Nos últimos anos, os estúdios tiveram de lidar com mortes repentinas de estrelas de franquias, como foi o caso de Star Wars, quando Carrie Fisher morreu aos 60 anos em 2016; a Universal com Velozes e Furiosos, após a morte de Paul Walker aos 40 anos, em 2013; e a Warner Bros. com O Cavaleiro das Trevas em 2008, quando Heath Ledger morreu aos 28 anos. Em cada caso, os estúdios acharam meios de seguir em frente com as franquias, ao mesmo tempo em que honraram os atores.
No caso de Fisher, a Disney inicialmente disse que seguiria sem a Princesa Leia – um dos personagens mais populares do cinema moderno – em A Ascensão de Skywalker (2019). Depois mudou de ideia e colocou Fisher de volta à história, com o diretor J.J. Abrams combinando filmagens não utilizadas de O Despertar da Força (2015) e de O Último Jedi (2017) com efeitos visuais para criar cenas com Fisher em Ascensão de Skywalker. “Nós reunimos esta enorme matriz de tudo o que ela já disse, e (co-roteirista) Chris Terrio essencialmente assistiu a essas filmagens e escreveu as cenas dela baseado nas falas que estavam disponíveis”, conta o supervisor de VFX Roger Guyett, da Industrial Light & Magic.
Da mesma forma, a Universal teve problemas quando o ator Paul Walker morreu em um acidente de carro durante uma pausa das filmagens do sétimo filme de Velozes e Furiosos. Depois de interromperem a produção, o estúdio e o diretor James Wan bolaram um plano que salvaria o filme, mas aposentaria o personagem e lhe daria uma despedida apropriada. A produção usou os dois irmãos de Walker como substitutos para cenas e foram usados scans de seus corpos, com o rosto de Walker vindo de cenas não utilizadas de outros filmes da franquia, ou até mesmo de outros projetos do ator.

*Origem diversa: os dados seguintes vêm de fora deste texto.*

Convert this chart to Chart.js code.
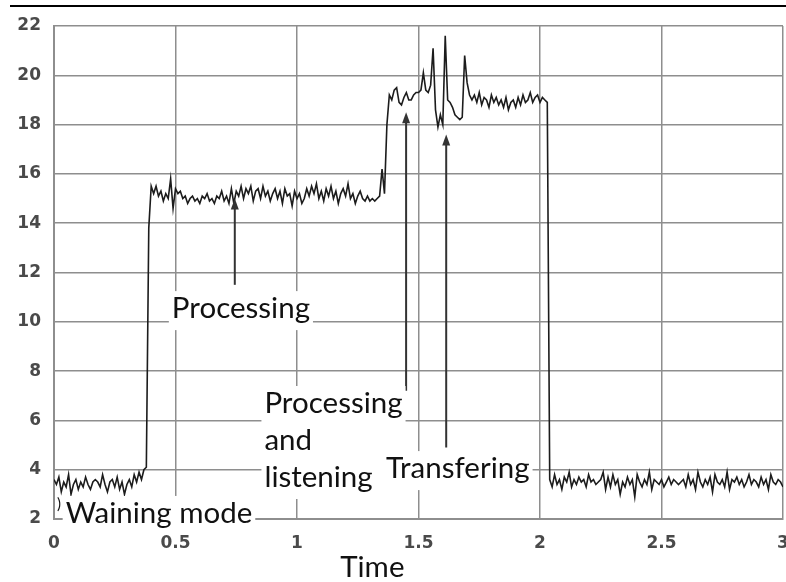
<!DOCTYPE html>
<html>
<head>
<meta charset="utf-8">
<script src="https://cdn.jsdelivr.net/npm/chart.js@4.4.0/dist/chart.umd.min.js"></script>
<style>
html, body { margin: 0; padding: 0; background: #fff; }
</style>
</head>
<body>
<canvas id="chart1" width="786" height="582"></canvas>
<script>
// tick labels
let xTicks = [0, 0.5, 1, 1.5, 2, 2.5, 3];
let yTicks = [2, 4, 6, 8, 10, 12, 14, 16, 18, 20, 22];

// sampled every 0.01 time units, from 0 to 3
let sampleStep = 0.01;

// waiting mode, 0.00 - 0.37
let waiting = [
  3.6,3.4,3.7,3.1,3.5,3.3,3.8,3.0,3.4,3.6,
  3.2,3.5,3.3,3.7,3.4,3.2,3.5,3.6,3.5,3.3,
  3.8,3.4,3.1,3.5,3.6,3.3,3.7,3.2,3.5,3.0,
  3.4,3.6,3.3,3.8,3.5,3.9,3.6,4.0
];
// rise + processing, 0.38 - 1.34
let processing = [
  4.1,13.8,15.5,
  15.2,15.5,15.1,15.3,14.9,15.2,15.0,15.8,14.6,15.4,
  15.2,15.3,15.0,15.1,14.8,15.0,15.1,14.9,15.0,14.8,
  15.1,15.0,15.2,14.9,15.0,14.8,15.1,15.0,15.3,14.9,
  15.1,14.8,15.4,14.8,15.3,15.1,15.5,15.0,15.4,15.2,
  15.5,14.9,15.3,15.4,15.0,15.5,15.1,15.3,14.9,15.2,
  15.4,15.0,15.3,14.8,15.4,15.1,15.2,14.7,15.3,15.0,
  15.2,14.8,15.0,15.4,15.1,15.5,15.2,15.6,15.0,15.3,
  14.9,15.4,15.1,15.5,15.0,15.3,14.8,15.2,15.4,15.1,
  15.6,15.0,15.2,14.8,15.1,15.3,15.0,14.9,15.1,14.9,
  15.0,14.9,15.0,15.1
];
// processing and listening + transfering, 1.35 - 2.04
let transfering = [
  16.2,15.2,18.0,19.2,19.0,19.4,19.5,18.9,18.8,19.1,
  19.3,19.0,19.0,19.2,19.3,19.3,19.4,20.1,19.4,19.3,
  19.6,21.1,18.6,17.9,18.4,18.0,21.6,19.0,18.9,18.7,
  18.4,18.3,18.2,18.3,20.8,19.7,19.2,19.0,19.2,18.9,
  19.3,18.8,19.1,19.0,18.7,19.2,18.9,19.1,18.8,19.0,
  18.7,19.1,18.6,18.9,19.0,18.7,19.1,18.8,19.2,18.9,
  19.0,19.3,18.9,19.1,19.2,18.9,19.1,19.0,18.9,3.6
];
// back to waiting, 2.05 - 3.00
let tail = [
  3.3,3.8,3.4,3.6,3.2,3.7,3.5,3.9,3.3,3.6,
  3.4,3.7,3.5,3.6,3.3,3.8,3.5,3.6,3.4,3.5,
  3.6,3.9,3.2,3.7,3.3,3.8,3.4,3.6,3.0,3.5,
  3.3,3.7,3.4,3.6,2.9,3.8,3.5,3.3,3.6,3.4,
  3.9,3.2,3.6,3.5,3.4,3.6,3.3,3.5,3.7,3.4,
  3.6,3.5,3.4,3.5,3.6,3.3,3.8,3.4,3.6,3.2,
  3.9,3.5,3.3,3.6,3.4,3.7,3.1,3.8,3.5,3.4,
  3.6,3.3,3.9,3.2,3.6,3.5,3.7,3.4,3.6,3.3,
  3.5,3.8,3.4,3.6,3.5,3.3,3.7,3.4,3.6,3.2,
  3.8,3.5,3.4,3.6,3.5,3.3
];

let power = waiting.concat(processing, transfering, tail);
let points = [];
for (let i = 0; i < power.length; i++) {
  points.push({x: +(i * sampleStep).toFixed(2), y: power[i]});
}

// text labels and arrows, in data coordinates
let notes = [
  {lines: ['Processing'], x: 0.485, y: 10.15},
  {lines: ['Processing', 'and', 'listening'], x: 0.866, y: 6.3},
  {lines: ['Transfering'], x: 1.366, y: 3.66},
  {lines: ['Waining mode'], x: 0.048, y: 1.84}
];
let arrows = [
  {x: 0.744, from: 11.5, to: 15.0},
  {x: 1.449, from: 7.2, to: 18.5},
  {x: 1.614, from: 4.9, to: 17.6}
];

let noteFont = '29.5px Lato';
let lineGap = 37;

function arrowUp(ctx, x, y0, y1) {
  ctx.beginPath();
  ctx.moveTo(x, y0);
  ctx.lineTo(x, y1 + 8);
  ctx.stroke();
  ctx.beginPath();
  ctx.moveTo(x, y1);
  ctx.lineTo(x - 4, y1 + 11);
  ctx.lineTo(x + 4, y1 + 11);
  ctx.closePath();
  ctx.fill();
}

let notesPlugin = {
  id: 'notes',
  beforeDraw(chart) {
    let ctx = chart.ctx;
    ctx.save();
    ctx.strokeStyle = '#000';
    ctx.lineWidth = 2;
    ctx.beginPath();
    ctx.moveTo(10, 6);
    ctx.lineTo(chart.width, 6);
    ctx.stroke();
    ctx.restore();
  },
  afterDatasetsDraw(chart) {
    let ctx = chart.ctx;
    let xs = chart.scales.x, ys = chart.scales.y;
    ctx.save();
    ctx.strokeStyle = '#333';
    ctx.fillStyle = '#333';
    ctx.lineWidth = 2;
    arrows.forEach(a => {
      arrowUp(ctx, xs.getPixelForValue(a.x), ys.getPixelForValue(a.from), ys.getPixelForValue(a.to));
    });
    ctx.font = noteFont;
    ctx.textBaseline = 'alphabetic';
    notes.forEach(n => {
      let px = xs.getPixelForValue(n.x);
      let py = ys.getPixelForValue(n.y);
      let w = Math.max(...n.lines.map(l => ctx.measureText(l).width));
      let top = py - 27;
      let bottom = py + (n.lines.length - 1) * lineGap + 12;
      ctx.fillStyle = '#fff';
      ctx.fillRect(px - 3, top, w + 6, bottom - top);
      ctx.fillStyle = '#111';
      n.lines.forEach((l, i) => ctx.fillText(l, px, py + i * lineGap));
    });
    ctx.font = '15px Lato';
    ctx.fillText(')', 57, 509);
    ctx.font = noteFont;
    ctx.textAlign = 'center';
    ctx.fillText('Time', xs.getPixelForValue(1.31), 577);
    ctx.restore();
  }
};

let gridColor = '#8e8e8e';
let tickFont = {family: 'DejaVu Sans', size: 17, weight: 'bold'};

let chart1 = new Chart(document.getElementById('chart1'), {
  type: 'line',
  data: {
    datasets: [{
      data: points,
      borderColor: '#1c1c1c',
      borderWidth: 1.6,
      pointRadius: 0,
      tension: 0,
      fill: false
    }]
  },
  options: {
    responsive: false,
    animation: false,
    layout: {padding: {top: 26, right: 3, left: 0, bottom: 0}},
    plugins: {legend: {display: false}, tooltip: {enabled: false}},
    scales: {
      x: {
        type: 'linear',
        min: 0,
        max: 3,
        afterBuildTicks: axis => { axis.ticks = xTicks.map(v => ({value: v})); },
        afterFit: s => { s.height = 63; s.paddingLeft = 0; s.paddingRight = 0; },
        grid: {color: gridColor, lineWidth: 1.5, drawTicks: false},
        border: {color: gridColor, width: 2},
        ticks: {font: tickFont, color: '#4a4a4a', padding: 14, maxRotation: 0,
                callback: v => String(v)}
      },
      y: {
        min: 2,
        max: 22,
        afterBuildTicks: axis => { axis.ticks = yTicks.map(v => ({value: v})); },
        afterFit: s => { s.width = 54; s.paddingTop = 0; s.paddingBottom = 0; },
        grid: {color: gridColor, lineWidth: 1.5, drawTicks: false},
        border: {color: gridColor, width: 2},
        ticks: {font: tickFont, color: '#4a4a4a', padding: 13}
      }
    }
  },
  plugins: [notesPlugin]
});
</script>
</body>
</html>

Com a trilogia Cavaleiro das Trevas, de Christopher Nolan, a Warner promoveu uma campanha robusta na época de premiações para Ledger, que ganhou um Oscar póstumo de melhor ator coadjuvante.
Ainda assim, os desafios que a Disney enfrenta são, de certa forma, sem precedentes, visto que Boseman é a estrela de mesmo nome de Pantera Negra. A situação mais próxima disso seria a de Brandon Lee, com O Corvo. O ator morreu em um acidente no set de gravações, em 1993, dias antes de completar as filmagens do longa (o roteiro foi alterado e O Corvo foi finalizado com a ajuda de computação gráfica e dublês).
A maioria dos observadores concorda que a Disney tem algumas opções. Uma é substituir Boseman, o que poderia gerar clamor entre os fãs e inevitáveis comparações entre atores. Mesmo com um lançamento marcado para 2022, uma data que já se considerava improvável por conta da pandemia de coronavírus, poucos atores estariam dispostos a aceitar esse desafio. A segunda opção, que pode ser a mais lógica, é fazer da irmã de T’Challa – Shuri (Letitia Wright) – a nova Pantera Negra. Esse cenário também se alinha com os eventos retratados nos quadrinhos em que o filme se baseia.
Qualquer que seja a direção que a Disney tome, a perda de Boseman para a franquia é incomensurável. Como o diretor Ryan Coogler escreveu: “Passei o último ano preparando, imaginando e escrevendo palavras para ele dizer que não estávamos destinados a ver. Isso me quebra, sabendo que não poderei assistir a outro close-up dele no monitor novamente ou caminhar até ele e pedir outra tomada”.